Ad ospitarci è l’Azione Cattolica, ma presso il campo Caritas della regione Umbria, l’unico dei campi Caritas sulla zona ad accogliere davvero tutti. Giovani, adulti, anziani, suore, preti, atei, stranieri, amici di amici, conoscenti.. chiunque abbia voglia di rendersi utile, e di farlo insieme.
Si lavora, mille lavori diversi: dal semplice stare con la gente, allo zappare, picconare, stare in cucina, il grest coi bambini, i traslochi delle famiglie..
È un esperienza meravigliosa. Che ci ha segnato tutti. E ha lasciato in tutti la voglia di non tornare indietro. Innanzitutto perché, come ci ha detto una sera un ragazzo aquilano, “qui i muri sono venuti giù. Ma tutta quella sofferenza che vedete negli occhi della gente, pensate che anche da voi, anche dove ci sono ancora i muri a coprirla, lei c’è.”
E poi perché anche se adesso stanno smontando le tendopoli, e le famiglie si stanno trasferendo chi nelle nuove casette, chi in albergo, chi, costretto, nelle case giudicate agibili, la sofferenza che abbiamo visto laggiù, impiegherà anni a svanire. Anzi, probabilmente non svanirà mai. Perché è una sofferenza che, passato il trauma, rimane leggera, quasi infida, a rendere tristi le cose più naturali. Come il dormire, con in mente quella notte. O la doccia, come fossi in camping, da 5 mesi però... O il cenare, servito, sì, e forse pure riverito. Ma in un posto che non è la tua cucina, non è la tua casa, con piatti e posate di plastica, da cinque mesi.
Questo è quello che è successo, tutto qui! Spero che capiate che non ho voluto scavalcare nessuno.
Un invito, però, ve lo faccio: pensare che quell’entusiasmo nelle mail, quella voglia di partire, l’impegno messi laggiù per essere utili a quella gente, il fatto che tutto questo avrebbe potuto restare dentro, inespresso, strozzato, se per qualche motivo non fosse partito questo gruppo... beh, mi fa sentire in colpa. Perché, come stuoli di vecchine ci hanno ripetuto quasi quotidianamente laggiù, “non è vero che i giovani di oggi sono tutti egoisti e pensano solo a divertirsi”. Non ci stiamo spacciando per santi, per carità! Abbiamo donato una settimana del nostro riposo più o meno meritato, ma quello che abbiamo ricevuto in cambio ci ha ripagato così abbondantemente, che abbiamo condiviso la sensazione di essere in debito noi, con quella gente.
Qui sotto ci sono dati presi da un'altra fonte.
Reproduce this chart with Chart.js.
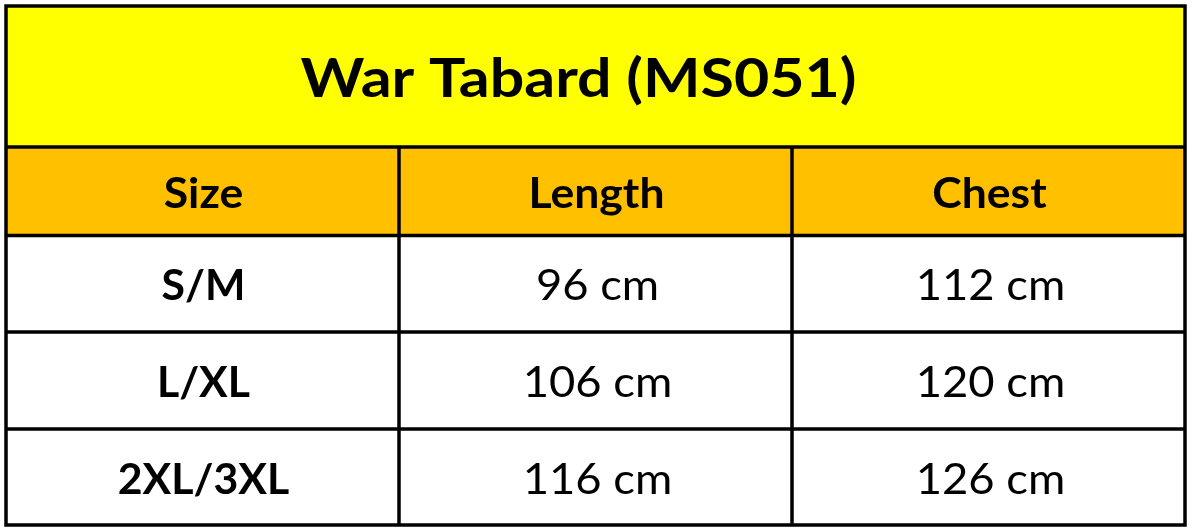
<!DOCTYPE html>
<html>
<head>
<meta charset="utf-8">
<script src="https://cdn.jsdelivr.net/npm/chart.js@4/dist/chart.umd.min.js"></script>
<style>
  html, body { margin: 0; padding: 0; background: #fff; }
  #wrap { width: 1192px; height: 532px; }
</style>
</head>
<body>
<div id="wrap"><canvas id="sizeChart" width="1192" height="532"></canvas></div>
<script>
// ── DATA ──
const titleText = 'War Tabard (MS051)';
const columns = ['Size', 'Length', 'Chest'];
const sizes = ['S/M', 'L/XL', '2XL/3XL'];
const lengthCm = [96, 106, 116];
const chestCm = [112, 120, 126];
const unit = 'cm';

// ── LAYOUT (y units = px below top border) ──
const rowEdges = [0, 141, 229.5, 326, 423, 519];
const FONT = 'Lato, "Open Sans", sans-serif';

const tablePlugin = {
    id: 'sizeTable',
    afterDraw(chart) {
        const { ctx, scales: { x, y } } = chart;
        const px = v => x.getPixelForValue(v);
        const py = v => y.getPixelForValue(v);
        const rows = sizes.map((s, i) => [s, lengthCm[i] + ' ' + unit, chestCm[i] + ' ' + unit]);

        ctx.save();
        // backgrounds
        ctx.fillStyle = '#ffff00';
        ctx.fillRect(px(0), py(rowEdges[0]), px(3) - px(0), py(rowEdges[1]) - py(rowEdges[0]));
        ctx.fillStyle = '#ffc000';
        ctx.fillRect(px(0), py(rowEdges[1]), px(3) - px(0), py(rowEdges[2]) - py(rowEdges[1]));

        // text (slightly widened, Calibri-like proportions)
        const drawText = (txt, cx, top, bot, weight, size, stretch, fitWidth) => {
            ctx.font = weight + ' ' + size + 'px ' + FONT;
            ctx.fillStyle = '#000';
            ctx.textAlign = 'center';
            ctx.textBaseline = 'alphabetic';
            const cap = ctx.measureText('H').actualBoundingBoxAscent;
            const sx = fitWidth ? fitWidth / ctx.measureText(txt).width : stretch;
            ctx.save();
            ctx.translate(cx, (py(top) + py(bot)) / 2 + cap / 2 + 1);
            ctx.scale(sx, 1);
            ctx.fillText(txt, 0, 0);
            ctx.restore();
        };
        drawText(titleText, (px(0) + px(3)) / 2 - 17, rowEdges[0], rowEdges[1], 'bold', 53, 1, 556);
        columns.forEach((c, j) => drawText(c, (px(j) + px(j + 1)) / 2 + 1, rowEdges[1], rowEdges[2], 'bold', 42, 1.06));
        rows.forEach((r, i) => {
            r.forEach((cell, j) => {
                const bold = j === 0;
                drawText(cell, (px(j) + px(j + 1)) / 2 + (bold ? 1 : 2), rowEdges[i + 2], rowEdges[i + 3],
                    bold ? 'bold' : 'normal', 42, bold ? 1.02 : 1.08);
            });
        });

        // grid lines
        ctx.strokeStyle = '#000';
        ctx.lineWidth = 3.5;
        ctx.beginPath();
        rowEdges.forEach(v => { ctx.moveTo(px(0) - 1.75, py(v)); ctx.lineTo(px(3) + 1.75, py(v)); });
        [0, 3].forEach(v => { ctx.moveTo(px(v), py(rowEdges[0])); ctx.lineTo(px(v), py(rowEdges[5])); });
        [1, 2].forEach(v => { ctx.moveTo(px(v), py(rowEdges[1])); ctx.lineTo(px(v), py(rowEdges[5])); });
        ctx.stroke();
        ctx.restore();
    }
};

new Chart(document.getElementById('sizeChart').getContext('2d'), {
    type: 'scatter',
    data: { datasets: [{ data: [] }] },
    options: {
        responsive: false,
        animation: false,
        devicePixelRatio: 1,
        layout: { padding: { left: 6, right: 7, top: 6, bottom: 7 } },
        plugins: { legend: { display: false }, tooltip: { enabled: false } },
        scales: {
            x: { type: 'linear', min: 0, max: 3, display: false },
            y: { type: 'linear', min: 0, max: 519, reverse: true, display: false }
        }
    },
    plugins: [tablePlugin]
});
</script>
</body>
</html>
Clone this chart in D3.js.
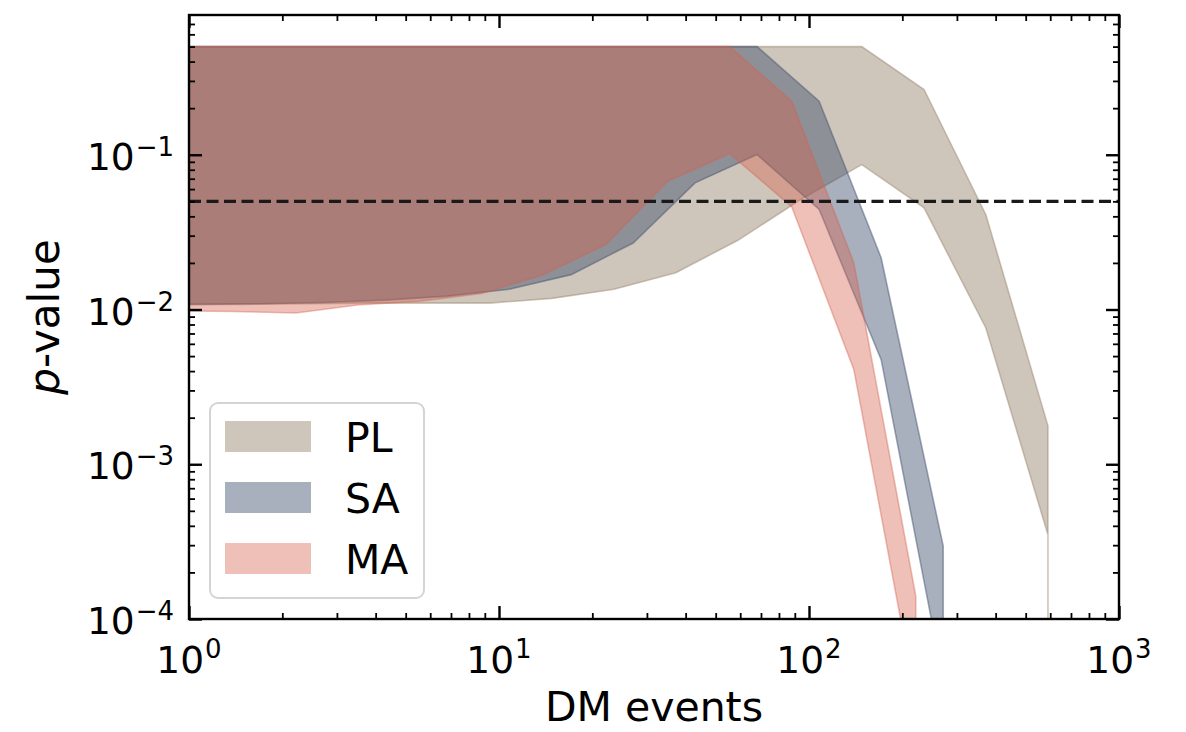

Allora stiamo attenti, a cogliere i segnali di questa forza che i giovani hanno dentro. A saperla cavalcare e indirizzare, perché “porti molto frutto”.
Prima di salutarvi, vi lascio il contatto di Don Marco Gasparri, capo caritas della regione Umbria, che gestisce il campo che ci ha accolto...: orsomg@tiscali.it
Il campo, starà lì due anni. E da adesso in poi, manco a dirlo, spenti i riflettori, finita l’estate, viene il difficile. Per questo, ci ha detto Don Marco, altri ragazzi, giovani, adulti che volessero donare parte del loro tempo, sono come manna dal cielo! Basta inviargli una mail, con i dati (nome, n doc identita, data di nascita..) dei partecipanti, per questioni assicurative.
L’Aquila è a due ore nette di macchina.
Dietro l’angolo.
Vi saluto tutti, e colla più sincera stima e pure ammirazione, vi auguro un buon anno associativo, compagni ac-jesini!!!